§ CHALLENGE: Only the lines from the start of the data to the line containing "(nat-bot) -- (time-end);", both included, should be output, exactly and without pictures.

§ DATASET SECTION:
++++

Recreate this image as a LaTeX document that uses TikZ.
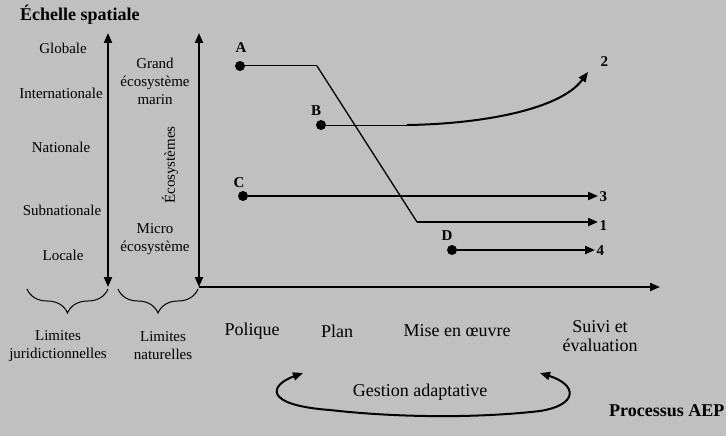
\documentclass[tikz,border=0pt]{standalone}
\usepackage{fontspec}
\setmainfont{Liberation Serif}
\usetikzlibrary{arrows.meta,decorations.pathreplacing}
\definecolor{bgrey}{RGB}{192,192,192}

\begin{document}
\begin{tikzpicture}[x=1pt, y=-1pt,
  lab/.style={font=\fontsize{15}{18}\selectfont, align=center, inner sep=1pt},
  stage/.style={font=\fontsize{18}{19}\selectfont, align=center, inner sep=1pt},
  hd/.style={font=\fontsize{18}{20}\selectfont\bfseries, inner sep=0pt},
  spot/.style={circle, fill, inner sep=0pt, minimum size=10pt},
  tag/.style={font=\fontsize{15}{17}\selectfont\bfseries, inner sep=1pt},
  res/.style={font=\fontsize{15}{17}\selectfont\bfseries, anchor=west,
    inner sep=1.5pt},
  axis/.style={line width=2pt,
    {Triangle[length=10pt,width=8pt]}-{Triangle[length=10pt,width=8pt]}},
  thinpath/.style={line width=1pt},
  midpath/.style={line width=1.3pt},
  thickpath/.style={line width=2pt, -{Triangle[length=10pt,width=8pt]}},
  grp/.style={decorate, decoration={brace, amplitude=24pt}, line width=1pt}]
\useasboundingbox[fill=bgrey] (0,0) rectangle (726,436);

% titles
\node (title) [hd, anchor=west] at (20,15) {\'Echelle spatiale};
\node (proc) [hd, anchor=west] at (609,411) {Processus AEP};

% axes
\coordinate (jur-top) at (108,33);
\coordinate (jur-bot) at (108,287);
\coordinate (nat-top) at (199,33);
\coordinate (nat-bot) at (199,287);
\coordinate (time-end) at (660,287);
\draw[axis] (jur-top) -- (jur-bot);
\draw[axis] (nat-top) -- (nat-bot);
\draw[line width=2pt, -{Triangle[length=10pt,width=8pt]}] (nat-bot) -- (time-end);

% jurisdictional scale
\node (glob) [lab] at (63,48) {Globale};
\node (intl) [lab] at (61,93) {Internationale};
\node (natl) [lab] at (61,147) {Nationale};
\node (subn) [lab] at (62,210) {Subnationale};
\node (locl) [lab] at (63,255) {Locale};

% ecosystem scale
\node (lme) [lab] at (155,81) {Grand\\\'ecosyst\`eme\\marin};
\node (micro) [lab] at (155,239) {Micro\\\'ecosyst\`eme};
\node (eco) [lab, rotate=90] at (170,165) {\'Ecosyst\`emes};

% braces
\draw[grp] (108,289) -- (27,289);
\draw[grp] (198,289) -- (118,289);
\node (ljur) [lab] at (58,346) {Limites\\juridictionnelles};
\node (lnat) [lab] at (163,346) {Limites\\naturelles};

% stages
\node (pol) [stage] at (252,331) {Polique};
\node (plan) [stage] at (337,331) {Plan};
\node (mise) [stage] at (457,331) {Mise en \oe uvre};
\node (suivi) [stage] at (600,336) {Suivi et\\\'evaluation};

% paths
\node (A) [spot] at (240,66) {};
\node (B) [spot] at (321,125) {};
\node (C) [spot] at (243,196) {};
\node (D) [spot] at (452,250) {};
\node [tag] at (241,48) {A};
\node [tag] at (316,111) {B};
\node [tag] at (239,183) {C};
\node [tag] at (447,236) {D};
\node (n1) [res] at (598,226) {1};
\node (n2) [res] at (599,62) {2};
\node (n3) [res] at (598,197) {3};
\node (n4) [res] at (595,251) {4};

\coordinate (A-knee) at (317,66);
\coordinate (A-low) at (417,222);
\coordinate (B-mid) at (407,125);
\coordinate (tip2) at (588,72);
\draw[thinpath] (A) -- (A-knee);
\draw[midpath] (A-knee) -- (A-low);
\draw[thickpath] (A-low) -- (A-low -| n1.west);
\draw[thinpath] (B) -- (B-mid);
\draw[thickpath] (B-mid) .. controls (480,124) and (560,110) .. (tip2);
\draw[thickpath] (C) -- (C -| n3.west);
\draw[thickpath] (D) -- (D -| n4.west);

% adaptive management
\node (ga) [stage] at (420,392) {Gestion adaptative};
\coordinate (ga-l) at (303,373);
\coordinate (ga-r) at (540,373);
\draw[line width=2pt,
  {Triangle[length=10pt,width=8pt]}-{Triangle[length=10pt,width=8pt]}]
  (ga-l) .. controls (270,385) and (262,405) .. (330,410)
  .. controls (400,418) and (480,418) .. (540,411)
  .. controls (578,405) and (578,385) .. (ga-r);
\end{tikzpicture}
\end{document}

++++

§ OUTPUT OF THE EXERCISE:
Recreate this image as a LaTeX document that uses TikZ.
\documentclass[tikz,border=0pt]{standalone}
\usepackage{fontspec}
\setmainfont{Liberation Serif}
\usetikzlibrary{arrows.meta,decorations.pathreplacing}
\definecolor{bgrey}{RGB}{192,192,192}

\begin{document}
\begin{tikzpicture}[x=1pt, y=-1pt,
  lab/.style={font=\fontsize{15}{18}\selectfont, align=center, inner sep=1pt},
  stage/.style={font=\fontsize{18}{19}\selectfont, align=center, inner sep=1pt},
  hd/.style={font=\fontsize{18}{20}\selectfont\bfseries, inner sep=0pt},
  spot/.style={circle, fill, inner sep=0pt, minimum size=10pt},
  tag/.style={font=\fontsize{15}{17}\selectfont\bfseries, inner sep=1pt},
  res/.style={font=\fontsize{15}{17}\selectfont\bfseries, anchor=west,
    inner sep=1.5pt},
  axis/.style={line width=2pt,
    {Triangle[length=10pt,width=8pt]}-{Triangle[length=10pt,width=8pt]}},
  thinpath/.style={line width=1pt},
  midpath/.style={line width=1.3pt},
  thickpath/.style={line width=2pt, -{Triangle[length=10pt,width=8pt]}},
  grp/.style={decorate, decoration={brace, amplitude=24pt}, line width=1pt}]
\useasboundingbox[fill=bgrey] (0,0) rectangle (726,436);

% titles
\node (title) [hd, anchor=west] at (20,15) {\'Echelle spatiale};
\node (proc) [hd, anchor=west] at (609,411) {Processus AEP};

% axes
\coordinate (jur-top) at (108,33);
\coordinate (jur-bot) at (108,287);
\coordinate (nat-top) at (199,33);
\coordinate (nat-bot) at (199,287);
\coordinate (time-end) at (660,287);
\draw[axis] (jur-top) -- (jur-bot);
\draw[axis] (nat-top) -- (nat-bot);
\draw[line width=2pt, -{Triangle[length=10pt,width=8pt]}] (nat-bot) -- (time-end);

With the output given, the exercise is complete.